* STATED EXERCISE *
Leave out the pictures and repeat exactly the lines between the one containing "Give me the" and the one containing "var labelOp = 'Operating range';", inclusive.

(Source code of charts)

========================

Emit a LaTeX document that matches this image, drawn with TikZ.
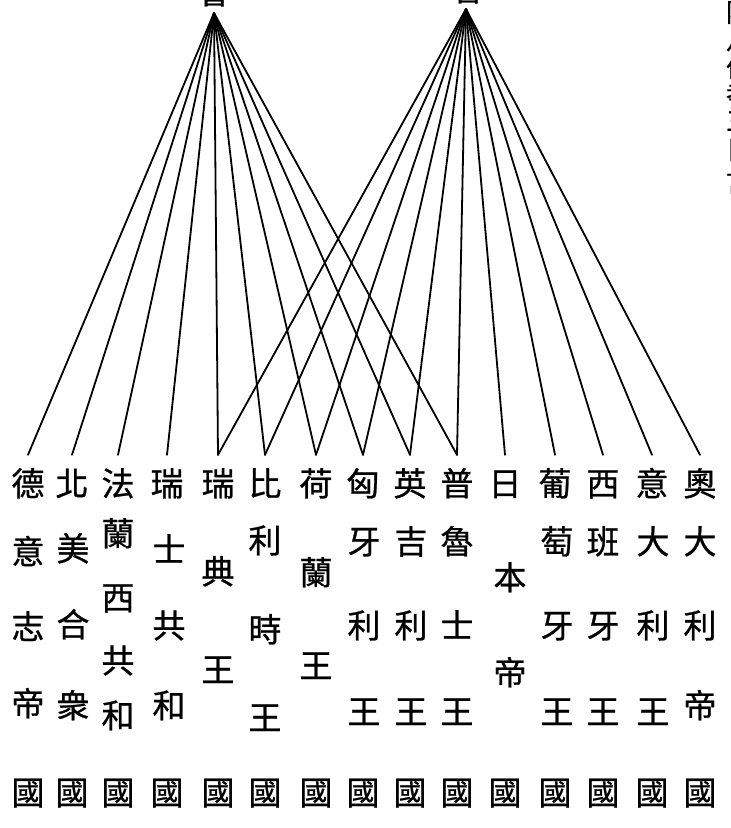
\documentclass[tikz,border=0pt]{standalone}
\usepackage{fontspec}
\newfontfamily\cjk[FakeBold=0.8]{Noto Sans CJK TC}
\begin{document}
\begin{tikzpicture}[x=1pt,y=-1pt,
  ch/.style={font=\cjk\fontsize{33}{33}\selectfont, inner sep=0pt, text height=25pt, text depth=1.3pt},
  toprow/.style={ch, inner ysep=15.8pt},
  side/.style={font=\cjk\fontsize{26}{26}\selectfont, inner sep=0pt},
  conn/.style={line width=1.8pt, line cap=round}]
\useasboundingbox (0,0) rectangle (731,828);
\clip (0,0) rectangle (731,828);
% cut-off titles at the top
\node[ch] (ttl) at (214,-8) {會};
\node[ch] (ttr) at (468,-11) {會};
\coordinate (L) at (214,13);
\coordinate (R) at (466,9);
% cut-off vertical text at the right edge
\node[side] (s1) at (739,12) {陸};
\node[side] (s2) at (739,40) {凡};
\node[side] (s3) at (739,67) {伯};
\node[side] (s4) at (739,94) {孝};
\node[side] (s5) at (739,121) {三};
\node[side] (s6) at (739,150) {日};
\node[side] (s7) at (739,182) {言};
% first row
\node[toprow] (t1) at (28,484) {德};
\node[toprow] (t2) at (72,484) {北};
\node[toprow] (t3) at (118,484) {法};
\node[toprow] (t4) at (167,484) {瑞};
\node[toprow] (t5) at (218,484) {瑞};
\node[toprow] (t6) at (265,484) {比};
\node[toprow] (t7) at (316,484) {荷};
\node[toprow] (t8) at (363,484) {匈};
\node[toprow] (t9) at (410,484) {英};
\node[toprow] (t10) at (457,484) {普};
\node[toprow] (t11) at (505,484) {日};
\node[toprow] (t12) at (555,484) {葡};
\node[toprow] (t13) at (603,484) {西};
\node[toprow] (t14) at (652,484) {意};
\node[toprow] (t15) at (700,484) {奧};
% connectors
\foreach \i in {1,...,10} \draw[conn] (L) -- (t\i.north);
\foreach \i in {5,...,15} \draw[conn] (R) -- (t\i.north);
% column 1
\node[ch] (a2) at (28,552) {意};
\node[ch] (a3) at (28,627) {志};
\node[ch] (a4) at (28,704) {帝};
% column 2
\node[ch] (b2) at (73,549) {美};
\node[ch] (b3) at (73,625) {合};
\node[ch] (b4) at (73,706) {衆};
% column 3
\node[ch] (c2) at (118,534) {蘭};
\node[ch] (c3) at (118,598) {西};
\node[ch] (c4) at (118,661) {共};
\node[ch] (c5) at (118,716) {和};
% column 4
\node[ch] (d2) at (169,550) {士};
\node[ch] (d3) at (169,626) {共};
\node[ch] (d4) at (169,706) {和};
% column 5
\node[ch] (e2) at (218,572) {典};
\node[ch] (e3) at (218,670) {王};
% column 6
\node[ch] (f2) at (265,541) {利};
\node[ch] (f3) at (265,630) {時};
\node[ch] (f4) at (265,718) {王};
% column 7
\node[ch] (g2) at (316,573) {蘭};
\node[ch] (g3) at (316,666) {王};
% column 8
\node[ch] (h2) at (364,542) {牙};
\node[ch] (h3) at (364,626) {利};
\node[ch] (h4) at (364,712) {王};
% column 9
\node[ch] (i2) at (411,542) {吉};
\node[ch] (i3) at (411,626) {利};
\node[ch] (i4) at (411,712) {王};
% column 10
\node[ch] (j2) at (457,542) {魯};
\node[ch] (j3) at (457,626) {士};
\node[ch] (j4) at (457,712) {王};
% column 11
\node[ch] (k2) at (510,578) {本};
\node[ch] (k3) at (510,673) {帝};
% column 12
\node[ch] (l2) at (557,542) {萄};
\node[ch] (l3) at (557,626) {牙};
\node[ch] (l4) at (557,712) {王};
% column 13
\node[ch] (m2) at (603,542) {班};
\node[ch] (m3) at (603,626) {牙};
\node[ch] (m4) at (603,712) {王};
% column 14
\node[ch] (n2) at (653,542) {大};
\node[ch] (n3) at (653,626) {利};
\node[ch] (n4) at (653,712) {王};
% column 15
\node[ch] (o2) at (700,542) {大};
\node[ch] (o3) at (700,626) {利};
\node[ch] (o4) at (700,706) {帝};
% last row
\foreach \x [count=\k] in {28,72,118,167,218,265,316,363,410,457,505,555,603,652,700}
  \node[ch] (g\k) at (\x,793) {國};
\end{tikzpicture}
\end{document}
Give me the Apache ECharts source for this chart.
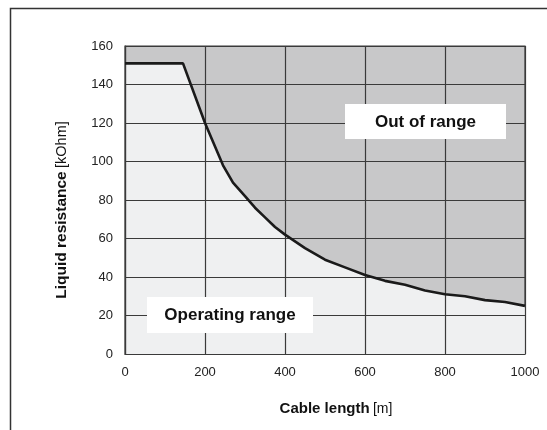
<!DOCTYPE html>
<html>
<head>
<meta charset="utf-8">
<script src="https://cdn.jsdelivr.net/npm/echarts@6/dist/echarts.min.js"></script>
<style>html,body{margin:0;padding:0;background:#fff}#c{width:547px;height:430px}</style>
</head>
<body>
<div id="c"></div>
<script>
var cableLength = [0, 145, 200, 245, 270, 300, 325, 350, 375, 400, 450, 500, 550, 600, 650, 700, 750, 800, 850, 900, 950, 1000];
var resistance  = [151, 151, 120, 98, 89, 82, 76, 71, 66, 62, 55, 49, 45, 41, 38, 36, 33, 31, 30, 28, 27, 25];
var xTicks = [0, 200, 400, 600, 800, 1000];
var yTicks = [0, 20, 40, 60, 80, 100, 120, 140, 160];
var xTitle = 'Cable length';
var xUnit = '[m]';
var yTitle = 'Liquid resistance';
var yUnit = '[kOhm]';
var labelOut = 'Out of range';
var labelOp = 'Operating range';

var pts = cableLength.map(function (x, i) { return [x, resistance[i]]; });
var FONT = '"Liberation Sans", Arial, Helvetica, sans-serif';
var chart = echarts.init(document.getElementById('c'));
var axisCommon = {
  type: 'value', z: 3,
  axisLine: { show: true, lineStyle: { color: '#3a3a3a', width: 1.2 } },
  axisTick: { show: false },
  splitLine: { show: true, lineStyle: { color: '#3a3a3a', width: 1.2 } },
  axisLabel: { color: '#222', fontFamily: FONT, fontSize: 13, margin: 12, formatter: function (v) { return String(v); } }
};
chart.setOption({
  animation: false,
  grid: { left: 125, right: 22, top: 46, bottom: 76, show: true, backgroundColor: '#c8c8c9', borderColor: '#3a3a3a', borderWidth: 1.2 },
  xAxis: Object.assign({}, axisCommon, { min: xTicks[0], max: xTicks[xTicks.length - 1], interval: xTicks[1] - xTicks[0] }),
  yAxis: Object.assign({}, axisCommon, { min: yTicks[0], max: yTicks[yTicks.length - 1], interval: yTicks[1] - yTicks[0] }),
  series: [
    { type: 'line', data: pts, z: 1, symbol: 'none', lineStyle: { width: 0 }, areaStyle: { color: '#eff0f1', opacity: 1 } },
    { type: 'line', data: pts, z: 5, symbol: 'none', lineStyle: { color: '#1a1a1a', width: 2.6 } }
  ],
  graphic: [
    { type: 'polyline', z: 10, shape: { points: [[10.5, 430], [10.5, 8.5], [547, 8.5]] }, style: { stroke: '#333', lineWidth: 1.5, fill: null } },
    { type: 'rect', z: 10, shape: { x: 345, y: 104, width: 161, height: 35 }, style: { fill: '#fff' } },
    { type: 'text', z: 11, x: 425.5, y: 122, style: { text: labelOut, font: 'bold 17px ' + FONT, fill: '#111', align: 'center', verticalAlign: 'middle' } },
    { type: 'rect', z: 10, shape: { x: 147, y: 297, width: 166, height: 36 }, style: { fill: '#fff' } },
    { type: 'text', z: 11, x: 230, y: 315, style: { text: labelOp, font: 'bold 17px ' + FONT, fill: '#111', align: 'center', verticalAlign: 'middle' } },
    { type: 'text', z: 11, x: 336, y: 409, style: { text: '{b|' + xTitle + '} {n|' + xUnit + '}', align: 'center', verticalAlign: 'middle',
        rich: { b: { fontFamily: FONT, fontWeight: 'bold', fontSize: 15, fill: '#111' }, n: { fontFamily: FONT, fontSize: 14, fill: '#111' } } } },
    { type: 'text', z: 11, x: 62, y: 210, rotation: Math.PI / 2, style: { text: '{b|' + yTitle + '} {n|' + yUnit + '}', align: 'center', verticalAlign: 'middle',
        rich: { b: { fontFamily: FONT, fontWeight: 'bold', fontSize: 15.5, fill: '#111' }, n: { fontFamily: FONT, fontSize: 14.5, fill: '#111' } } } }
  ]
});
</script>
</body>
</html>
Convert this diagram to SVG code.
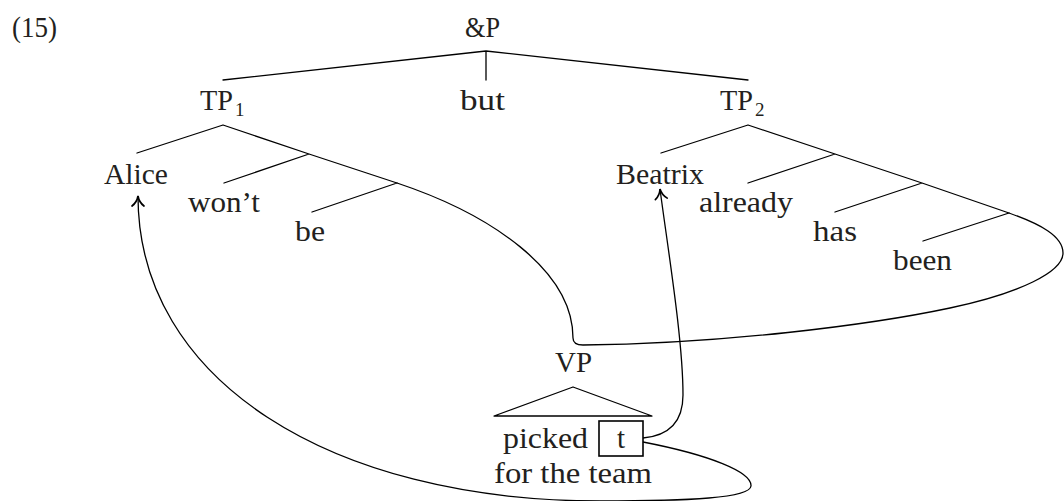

========================

* SOLUTION FOR THIS PROBLEM *
Give me the Apache ECharts source for this chart.
<!DOCTYPE html>
<html>
<head>
<meta charset="utf-8">
<script src="https://cdn.jsdelivr.net/npm/echarts@6/dist/echarts.min.js"></script>
<style>html,body{margin:0;padding:0;background:#fff}#c{width:547px;height:430px}</style>
</head>
<body>
<div id="c"></div>
<script>
var cableLength = [0, 145, 200, 245, 270, 300, 325, 350, 375, 400, 450, 500, 550, 600, 650, 700, 750, 800, 850, 900, 950, 1000];
var resistance  = [151, 151, 120, 98, 89, 82, 76, 71, 66, 62, 55, 49, 45, 41, 38, 36, 33, 31, 30, 28, 27, 25];
var xTicks = [0, 200, 400, 600, 800, 1000];
var yTicks = [0, 20, 40, 60, 80, 100, 120, 140, 160];
var xTitle = 'Cable length';
var xUnit = '[m]';
var yTitle = 'Liquid resistance';
var yUnit = '[kOhm]';
var labelOut = 'Out of range';
var labelOp = 'Operating range';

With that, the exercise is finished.